Immanuel Kant endures as one of the brightest philosophical minds the world has ever seen.
Dr. Terry Godlove, professor of philosophy at Hofstra University, profiles Kant’s views on religion.
Dr. Terry Godlove, associate dean for First-Year Programs and professor of philosophy and religion at Hofstra University, is the author of Kant and the Meaning of Religion, published by Columbia University Press. The book discusses how Immanuel Kant’s philosophy of religion contributed to our secular age in which belief and especially unbelief have become real options for millions of people. Dr. Godlove has been on the Hofstra faculty since 1986 and teaches courses in the history of philosophy, theory of knowledge, and philosophy of religion. His previous books include Religion, Interpretation and Diversity of Belief: The Framework Model from Kant to Durkheim to Davidson (Cambridge, 1989) and Teaching Durkheim on Religion (Oxford, 2004).

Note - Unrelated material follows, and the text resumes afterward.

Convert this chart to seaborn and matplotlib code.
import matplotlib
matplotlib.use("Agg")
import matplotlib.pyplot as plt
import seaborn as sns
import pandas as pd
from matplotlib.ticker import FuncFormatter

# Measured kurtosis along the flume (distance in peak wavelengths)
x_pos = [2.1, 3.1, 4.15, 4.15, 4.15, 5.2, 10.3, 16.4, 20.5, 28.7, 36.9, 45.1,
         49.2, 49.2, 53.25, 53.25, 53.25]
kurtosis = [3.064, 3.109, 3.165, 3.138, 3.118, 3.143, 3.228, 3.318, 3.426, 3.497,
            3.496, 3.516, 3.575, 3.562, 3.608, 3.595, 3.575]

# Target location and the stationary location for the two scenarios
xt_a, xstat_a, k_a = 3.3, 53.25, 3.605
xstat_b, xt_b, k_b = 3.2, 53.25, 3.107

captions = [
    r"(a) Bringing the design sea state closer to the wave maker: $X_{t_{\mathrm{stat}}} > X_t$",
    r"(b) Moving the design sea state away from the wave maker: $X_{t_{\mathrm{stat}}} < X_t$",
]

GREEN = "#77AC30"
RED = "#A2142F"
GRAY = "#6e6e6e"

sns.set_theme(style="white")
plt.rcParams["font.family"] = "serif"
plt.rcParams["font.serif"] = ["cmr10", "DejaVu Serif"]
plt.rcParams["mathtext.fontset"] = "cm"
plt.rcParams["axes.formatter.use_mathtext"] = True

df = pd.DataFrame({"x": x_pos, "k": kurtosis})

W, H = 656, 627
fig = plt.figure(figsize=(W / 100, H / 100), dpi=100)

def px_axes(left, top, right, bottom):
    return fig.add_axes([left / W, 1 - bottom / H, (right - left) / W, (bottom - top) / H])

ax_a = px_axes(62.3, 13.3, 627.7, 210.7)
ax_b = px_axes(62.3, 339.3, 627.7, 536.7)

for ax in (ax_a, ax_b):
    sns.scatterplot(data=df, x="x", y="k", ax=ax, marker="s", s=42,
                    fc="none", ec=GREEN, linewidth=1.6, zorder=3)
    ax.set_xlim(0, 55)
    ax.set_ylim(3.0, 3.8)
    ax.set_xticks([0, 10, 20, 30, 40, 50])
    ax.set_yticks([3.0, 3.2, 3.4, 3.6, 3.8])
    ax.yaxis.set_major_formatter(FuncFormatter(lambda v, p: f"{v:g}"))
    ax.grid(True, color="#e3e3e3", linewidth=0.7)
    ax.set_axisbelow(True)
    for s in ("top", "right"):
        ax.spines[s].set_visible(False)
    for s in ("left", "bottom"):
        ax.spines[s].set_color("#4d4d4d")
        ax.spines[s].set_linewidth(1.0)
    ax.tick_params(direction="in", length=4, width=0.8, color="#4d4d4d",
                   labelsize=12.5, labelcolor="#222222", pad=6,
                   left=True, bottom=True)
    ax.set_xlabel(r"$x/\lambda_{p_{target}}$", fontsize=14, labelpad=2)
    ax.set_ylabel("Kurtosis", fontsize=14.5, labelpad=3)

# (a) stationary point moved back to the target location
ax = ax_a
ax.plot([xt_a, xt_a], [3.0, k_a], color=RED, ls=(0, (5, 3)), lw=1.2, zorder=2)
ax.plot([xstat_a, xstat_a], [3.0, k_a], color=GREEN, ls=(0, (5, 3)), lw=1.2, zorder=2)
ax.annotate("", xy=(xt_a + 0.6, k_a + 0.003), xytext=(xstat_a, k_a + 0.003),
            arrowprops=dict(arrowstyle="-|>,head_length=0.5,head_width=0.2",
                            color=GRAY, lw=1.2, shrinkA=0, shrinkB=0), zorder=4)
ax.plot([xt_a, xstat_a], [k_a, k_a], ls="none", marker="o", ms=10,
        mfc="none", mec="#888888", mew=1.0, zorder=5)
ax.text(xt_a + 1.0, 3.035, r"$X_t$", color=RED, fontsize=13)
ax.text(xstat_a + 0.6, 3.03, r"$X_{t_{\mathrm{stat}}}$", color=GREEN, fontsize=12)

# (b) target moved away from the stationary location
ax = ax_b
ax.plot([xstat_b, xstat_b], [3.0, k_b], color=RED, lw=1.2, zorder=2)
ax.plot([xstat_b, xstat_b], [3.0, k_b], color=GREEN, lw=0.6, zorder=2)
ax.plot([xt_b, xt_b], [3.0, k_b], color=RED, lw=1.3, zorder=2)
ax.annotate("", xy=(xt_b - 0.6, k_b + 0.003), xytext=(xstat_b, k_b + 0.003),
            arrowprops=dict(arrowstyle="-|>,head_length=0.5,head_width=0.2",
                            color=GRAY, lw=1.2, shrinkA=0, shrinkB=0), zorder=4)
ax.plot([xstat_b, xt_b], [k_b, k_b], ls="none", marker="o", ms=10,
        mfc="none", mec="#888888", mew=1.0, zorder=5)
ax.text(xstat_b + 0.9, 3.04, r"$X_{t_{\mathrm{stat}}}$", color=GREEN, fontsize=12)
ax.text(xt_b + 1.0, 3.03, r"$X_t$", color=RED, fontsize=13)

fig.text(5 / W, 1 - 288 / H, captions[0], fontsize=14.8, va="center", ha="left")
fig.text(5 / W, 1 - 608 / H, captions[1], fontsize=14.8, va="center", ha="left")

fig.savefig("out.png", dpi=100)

Immanuel Kant’s Religious Philosophy
Today, at least in most North Atlantic societies, we have space for atheists, for true believers, and for most everyone in between. Belief, unbelief and plenty of shades of grey are real options for millions of people. But, it wasn’t always this way. Not so long ago belief in a transcendent God was taken for granted and was often enforced by any means necessary. How this change came about mostly has to do with large-scale political forces and with the spread of capitalism.

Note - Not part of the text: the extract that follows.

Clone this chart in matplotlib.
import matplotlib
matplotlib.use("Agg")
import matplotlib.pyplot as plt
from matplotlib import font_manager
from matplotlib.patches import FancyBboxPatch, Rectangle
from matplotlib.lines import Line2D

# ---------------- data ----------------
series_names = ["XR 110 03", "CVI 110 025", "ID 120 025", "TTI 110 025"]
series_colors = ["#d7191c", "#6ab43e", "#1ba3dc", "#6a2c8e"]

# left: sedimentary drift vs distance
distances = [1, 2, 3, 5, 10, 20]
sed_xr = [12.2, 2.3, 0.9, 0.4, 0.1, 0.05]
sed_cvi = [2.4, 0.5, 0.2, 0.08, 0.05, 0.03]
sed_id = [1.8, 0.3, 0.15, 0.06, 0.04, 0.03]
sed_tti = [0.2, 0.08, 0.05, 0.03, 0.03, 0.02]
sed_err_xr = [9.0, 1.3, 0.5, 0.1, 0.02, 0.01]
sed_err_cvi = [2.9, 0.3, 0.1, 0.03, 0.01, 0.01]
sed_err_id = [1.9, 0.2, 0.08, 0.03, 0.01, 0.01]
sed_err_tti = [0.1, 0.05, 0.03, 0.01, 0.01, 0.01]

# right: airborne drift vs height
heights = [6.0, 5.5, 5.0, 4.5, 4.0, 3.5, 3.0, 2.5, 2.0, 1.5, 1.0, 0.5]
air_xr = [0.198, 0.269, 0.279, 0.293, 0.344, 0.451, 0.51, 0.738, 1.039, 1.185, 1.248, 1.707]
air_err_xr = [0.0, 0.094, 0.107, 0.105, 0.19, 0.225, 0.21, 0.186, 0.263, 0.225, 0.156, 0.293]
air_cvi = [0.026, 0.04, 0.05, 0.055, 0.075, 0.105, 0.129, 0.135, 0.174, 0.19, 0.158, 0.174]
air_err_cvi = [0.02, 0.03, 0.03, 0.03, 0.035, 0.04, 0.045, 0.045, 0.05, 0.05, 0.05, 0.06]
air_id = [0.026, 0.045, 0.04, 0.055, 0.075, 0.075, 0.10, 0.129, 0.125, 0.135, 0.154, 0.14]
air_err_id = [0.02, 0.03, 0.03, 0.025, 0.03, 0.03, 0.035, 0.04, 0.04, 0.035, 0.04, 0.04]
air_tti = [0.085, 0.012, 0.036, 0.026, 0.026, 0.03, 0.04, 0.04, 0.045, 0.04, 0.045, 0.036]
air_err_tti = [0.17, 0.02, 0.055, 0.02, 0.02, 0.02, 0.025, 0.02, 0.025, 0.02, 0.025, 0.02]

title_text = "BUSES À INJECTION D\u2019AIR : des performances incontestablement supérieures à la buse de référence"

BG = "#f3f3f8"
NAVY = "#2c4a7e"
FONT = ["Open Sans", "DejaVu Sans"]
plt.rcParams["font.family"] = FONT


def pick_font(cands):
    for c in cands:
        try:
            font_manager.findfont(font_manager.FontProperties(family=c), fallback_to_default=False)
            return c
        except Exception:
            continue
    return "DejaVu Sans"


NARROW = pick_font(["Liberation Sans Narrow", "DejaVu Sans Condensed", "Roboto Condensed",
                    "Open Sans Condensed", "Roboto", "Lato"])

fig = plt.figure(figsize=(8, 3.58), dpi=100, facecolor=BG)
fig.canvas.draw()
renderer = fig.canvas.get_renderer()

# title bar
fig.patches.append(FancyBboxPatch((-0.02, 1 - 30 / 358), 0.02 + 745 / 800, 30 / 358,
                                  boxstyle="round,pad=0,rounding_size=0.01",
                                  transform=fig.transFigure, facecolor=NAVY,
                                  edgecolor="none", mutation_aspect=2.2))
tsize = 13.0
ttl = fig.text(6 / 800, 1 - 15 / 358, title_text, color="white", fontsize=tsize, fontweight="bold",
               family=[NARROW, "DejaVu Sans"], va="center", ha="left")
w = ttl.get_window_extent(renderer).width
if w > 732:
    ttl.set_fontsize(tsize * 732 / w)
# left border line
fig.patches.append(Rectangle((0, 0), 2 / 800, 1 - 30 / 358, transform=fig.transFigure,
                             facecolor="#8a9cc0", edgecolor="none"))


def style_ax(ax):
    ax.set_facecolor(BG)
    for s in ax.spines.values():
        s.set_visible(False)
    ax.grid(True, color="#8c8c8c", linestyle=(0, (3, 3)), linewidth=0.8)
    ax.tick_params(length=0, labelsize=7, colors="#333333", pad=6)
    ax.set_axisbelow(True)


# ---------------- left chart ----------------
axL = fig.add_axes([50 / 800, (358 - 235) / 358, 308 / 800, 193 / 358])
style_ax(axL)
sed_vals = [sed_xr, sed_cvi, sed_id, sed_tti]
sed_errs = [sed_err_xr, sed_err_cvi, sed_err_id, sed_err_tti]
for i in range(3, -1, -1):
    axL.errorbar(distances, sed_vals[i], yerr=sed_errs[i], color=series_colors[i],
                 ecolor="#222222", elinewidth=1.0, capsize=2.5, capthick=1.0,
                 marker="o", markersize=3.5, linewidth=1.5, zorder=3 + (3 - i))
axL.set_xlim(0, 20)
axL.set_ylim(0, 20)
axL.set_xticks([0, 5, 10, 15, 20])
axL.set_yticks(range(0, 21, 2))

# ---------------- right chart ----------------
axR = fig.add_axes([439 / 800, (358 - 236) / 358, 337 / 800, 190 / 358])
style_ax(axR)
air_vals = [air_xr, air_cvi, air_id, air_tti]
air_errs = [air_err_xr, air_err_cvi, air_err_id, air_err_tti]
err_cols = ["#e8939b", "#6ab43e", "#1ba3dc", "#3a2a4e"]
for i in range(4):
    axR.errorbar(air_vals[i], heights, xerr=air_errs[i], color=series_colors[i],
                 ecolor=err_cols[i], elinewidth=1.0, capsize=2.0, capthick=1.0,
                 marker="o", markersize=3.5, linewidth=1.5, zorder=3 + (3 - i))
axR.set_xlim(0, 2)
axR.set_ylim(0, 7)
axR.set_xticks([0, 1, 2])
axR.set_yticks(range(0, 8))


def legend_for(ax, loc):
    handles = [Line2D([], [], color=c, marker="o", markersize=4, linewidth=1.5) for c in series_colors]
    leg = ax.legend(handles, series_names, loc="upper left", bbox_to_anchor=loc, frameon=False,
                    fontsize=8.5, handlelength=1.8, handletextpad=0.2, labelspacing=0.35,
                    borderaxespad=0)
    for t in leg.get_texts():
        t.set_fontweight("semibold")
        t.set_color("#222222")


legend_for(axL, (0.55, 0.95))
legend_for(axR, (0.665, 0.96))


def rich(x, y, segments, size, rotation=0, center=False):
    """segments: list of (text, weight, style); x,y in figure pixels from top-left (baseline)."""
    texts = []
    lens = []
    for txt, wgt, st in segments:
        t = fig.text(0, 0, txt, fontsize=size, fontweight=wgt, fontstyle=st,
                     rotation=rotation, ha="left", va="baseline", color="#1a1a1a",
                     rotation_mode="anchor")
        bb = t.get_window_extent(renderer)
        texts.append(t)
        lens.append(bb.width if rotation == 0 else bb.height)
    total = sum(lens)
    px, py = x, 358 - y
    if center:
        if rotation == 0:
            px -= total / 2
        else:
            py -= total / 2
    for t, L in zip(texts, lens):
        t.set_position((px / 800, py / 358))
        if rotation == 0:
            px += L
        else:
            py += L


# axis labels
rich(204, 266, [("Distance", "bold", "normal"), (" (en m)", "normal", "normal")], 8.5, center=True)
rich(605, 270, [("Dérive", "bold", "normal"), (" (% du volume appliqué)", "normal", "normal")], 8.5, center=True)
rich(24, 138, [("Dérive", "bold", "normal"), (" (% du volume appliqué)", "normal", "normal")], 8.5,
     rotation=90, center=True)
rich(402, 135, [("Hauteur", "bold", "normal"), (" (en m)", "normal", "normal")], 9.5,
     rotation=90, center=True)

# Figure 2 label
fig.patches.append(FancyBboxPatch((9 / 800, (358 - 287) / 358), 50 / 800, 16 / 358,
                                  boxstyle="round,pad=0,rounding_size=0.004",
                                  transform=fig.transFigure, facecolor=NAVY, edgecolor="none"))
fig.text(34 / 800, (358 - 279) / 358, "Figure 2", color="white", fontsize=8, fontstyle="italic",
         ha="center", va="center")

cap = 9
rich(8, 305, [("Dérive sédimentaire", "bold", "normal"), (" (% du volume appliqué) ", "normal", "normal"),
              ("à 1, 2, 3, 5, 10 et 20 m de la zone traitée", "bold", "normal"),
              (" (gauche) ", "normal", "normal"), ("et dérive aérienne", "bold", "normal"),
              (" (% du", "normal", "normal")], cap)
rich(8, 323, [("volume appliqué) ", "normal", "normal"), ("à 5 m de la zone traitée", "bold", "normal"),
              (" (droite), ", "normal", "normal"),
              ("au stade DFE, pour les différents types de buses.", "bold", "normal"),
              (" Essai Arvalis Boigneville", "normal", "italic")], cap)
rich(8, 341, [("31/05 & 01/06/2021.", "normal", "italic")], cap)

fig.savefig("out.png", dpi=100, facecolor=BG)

But philosophy has played a role as well, and among philosophers Immanuel Kant looms large. Kant shows that we can prove neither that God exists nor that God does not exist—and so he exposes believers and atheists as making mirror-image mistakes. They both claim to know what cannot be known.
In this way Kant helped to bring about a more secular world.
Now, so far the story revolves around big ideas and large-scale forces—God, faith, secularity, capitalism and the like. But the corrosive effect of Kant’s philosophy on belief in God also has to do with the very small: with Kant’s theory of concepts and his theory of meaning.
Kant thinks that, in order for a concept to be meaningful, it has to connect up with experience in some regular, tangible way. If it does not, then we may begin to doubt whether it has any content at all. So in addition to showing that God’s existence can neither be proved or disproved, Kant also gets us to ask, What do we even mean by the concept “God”?
At this point the threat Kant’s philosophy poses to the transcendent God turns not so much on disproof as on vacuity. No dramatic Enlightenment victory; just a slow, fitful, fade to black.